We’ve got a tricky one for you today: a Frigidaire-built Kenmore electric dryer that only runs on heat cycles. If you set it to a timed or auto dry, it runs just fine. But set it to air fluff, and you get nada — no motor rotation, no nothin’. Sounds like a bad timer, right? That was our first thought, too. But like any good tech should, we covered all of our bases before jumping to conclusions, and what we found was much more interesting…

We’ll start by analyzing the circuit of the motor, since that’s the LOI — the thing that ain’t doing its thang.

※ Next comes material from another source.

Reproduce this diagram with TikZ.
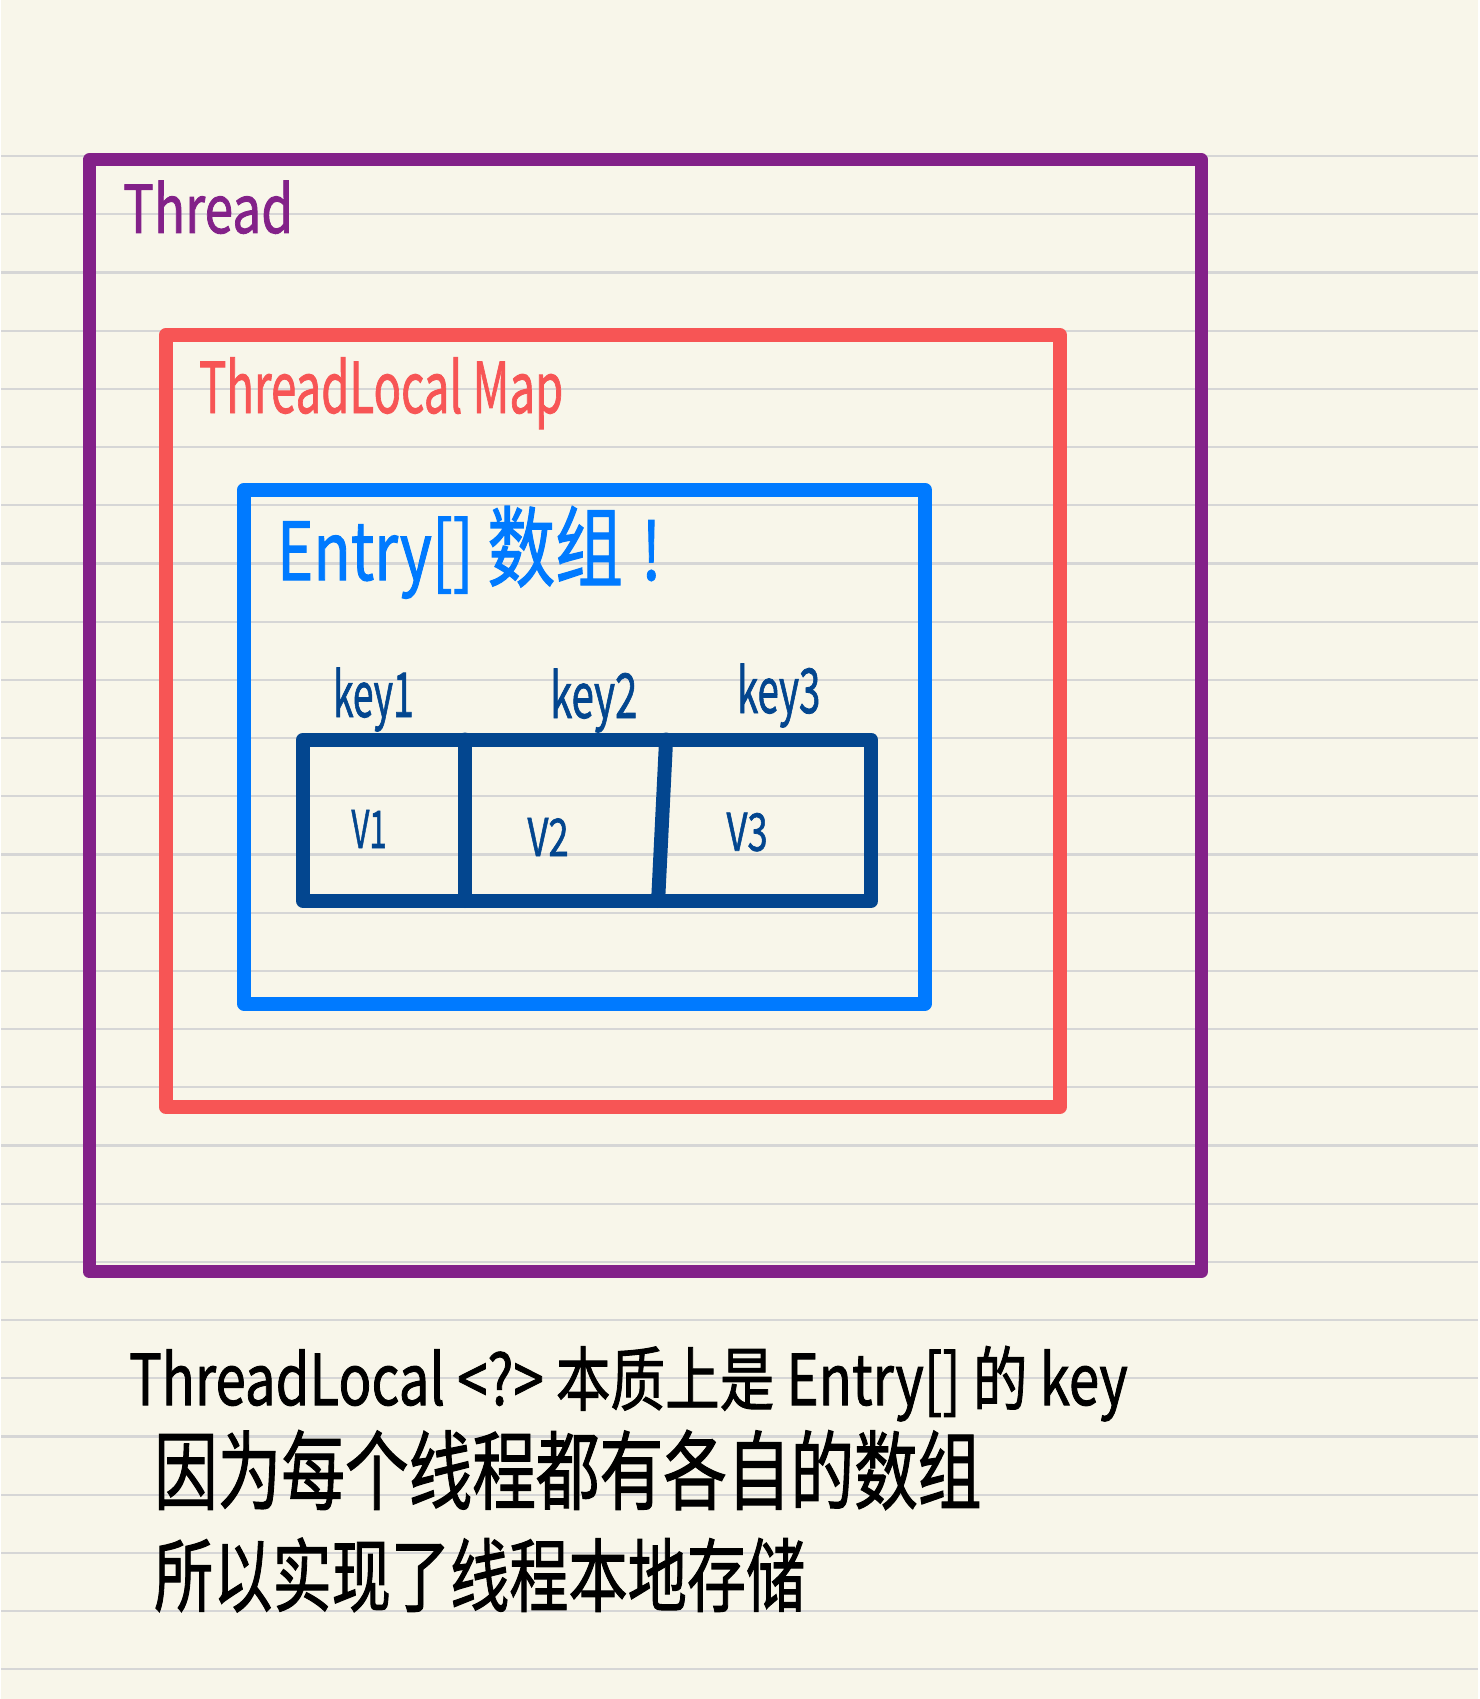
\documentclass[tikz,border=0pt]{standalone}
\usepackage{fontspec}
\setmainfont{Noto Sans CJK SC}
\newfontfamily\handfont{Noto Sans CJK SC}[FakeBold=1.4]
\usepackage{tikz}
\usetikzlibrary{positioning}
\definecolor{paper}{RGB}{248,246,234}
\definecolor{ruleline}{RGB}{214,214,214}
\definecolor{threadpurple}{RGB}{131,33,137}
\definecolor{mapred}{RGB}{247,85,85}
\definecolor{entryblue}{RGB}{0,122,255}
\definecolor{celldark}{RGB}{3,70,143}
\newcommand{\squeeze}[2]{\scalebox{#1}[1]{#2}}
\newcommand{\fsz}[1]{\fontsize{#1}{#1}\selectfont}

\begin{document}
\begin{tikzpicture}[x=1pt, y=-1pt,
  frame/.style={draw, line width=14pt, line join=round, inner sep=0pt, outer sep=0pt},
  cellline/.style={celldark, line width=14pt, line cap=round},
  label/.style={inner sep=0pt, outer sep=0pt, anchor=base west, font=\handfont},
  note/.style={inner sep=0pt, outer sep=0pt, anchor=west, text=black, font=\handfont}
]
% paper and ruled lines
\fill[paper] (0,0) rectangle (1477,1699);
\foreach \i in {0,...,26}
  \draw[ruleline, line width=2.2pt] (0,{156+58.2*\i}) -- (1477,{156+58.2*\i});

% nested boxes
\node[frame, draw=threadpurple, line width=13pt, minimum width=1112.5pt, minimum height=1111.5pt] (thread) at (644.25,715.75) {};
\node[frame, draw=mapred, minimum width=894pt, minimum height=772pt] (map) at (611.7,721) {};
\node[frame, draw=entryblue, minimum width=680.7pt, minimum height=514pt] (entries) at (583.35,746.7) {};
\node[frame, draw=celldark, minimum width=568pt, minimum height=161.5pt] (array) at (586,820.25) {};

% cell dividers
\coordinate (div1top) at (464,739.5);
\coordinate (div1bot) at (464,901);
\coordinate (div2top) at (665,739.5);
\coordinate (div2bot) at (657,901);
\draw[cellline] (div1top) -- (div1bot);
\draw[cellline] (div2top) -- (div2bot);

% box titles
\node[label, text=threadpurple] (threadlbl) at (122,233) {\fsz{66}\squeeze{0.78}{Thread}};
\node[label, text=mapred] (maplbl) at (198,413) {\fsz{70}\squeeze{0.65}{ThreadLocal Map}};
\node[label, text=entryblue] (entrylbl) at (276,580) {\fsz{80}\squeeze{0.77}{Entry[] {\fsz{88}数组}\hspace{0.3em}!}};

% keys and values
\node[label, text=celldark] (key1) at (332,717) {\fsz{62}\squeeze{0.6}{key1}};
\node[label, text=celldark] (key2) at (549,718) {\fsz{62}\squeeze{0.65}{key2}};
\node[label, text=celldark] (key3) at (736,713) {\fsz{62}\squeeze{0.62}{key3}};
\node[inner sep=0pt, text=celldark, font=\handfont] (v1) at (368,829) {\fsz{52}\squeeze{0.6}{V1}};
\node[inner sep=0pt, text=celldark, font=\handfont] (v2) at (547,837) {\fsz{52}\squeeze{0.7}{V2}};
\node[inner sep=0pt, text=celldark, font=\handfont] (v3) at (746,832) {\fsz{52}\squeeze{0.7}{V3}};

% note below
\node[label, text=black] (note1) at (128,1405) {\fsz{70}\squeeze{0.78}{ThreadLocal <?> 本质上是 Entry[] 的 key}};
\node[note] (note2) at (153,1470) {\fsz{86}\squeeze{0.74}{因为每个线程都有各自的数组}};
\node[note] (note3) at (153,1575) {\fsz{80}\squeeze{0.74}{所以实现了线程本地存储}};
\end{tikzpicture}
\end{document}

And the timer chart as well, paying special attention to B-C, since those are the contacts that need to close for the motor to run in both timed dry and air fluff.

Looks pretty standard, and what’s more, it looks like B-C really is the only possible culprit. A quick and dirty test that can tell us for sure if B-C is staying open in air fluff would be to run an air fluff cycle, then jump B-C, bypassing the timer. If that makes the motor run, then that would prove it’s a problem with the timer not closing B-C in air fluff.

So what happens when you perform that test in this scenario? Nothing. Jumping B-C makes no difference.

Boy, that’s a real head-scratcher. Fortunately, just as we were at a loss, a new piece of info came to light: a couple of wires had been clipped out of a molex connector and spliced together. Specifically, we’re looking at the red wire going to B on the timer, and the orange wire going to A.

With this new revelation, it all became clear. The red wire and the orange wire had been incorrectly spliced together. Not sure what the implications of that are? Neither were we, until we sat down and sketched it out on a schematic.

And now our problem statement finally makes sense. With this incorrect splice, L1 could only make it to contact C of the timer if contact A was closed, which only happens during a heat cycle.

There we have it — our definitive answer to what caused this problem. No guesswork, no Hail Mary part swaps. Once that splice was corrected, things started working just as they should.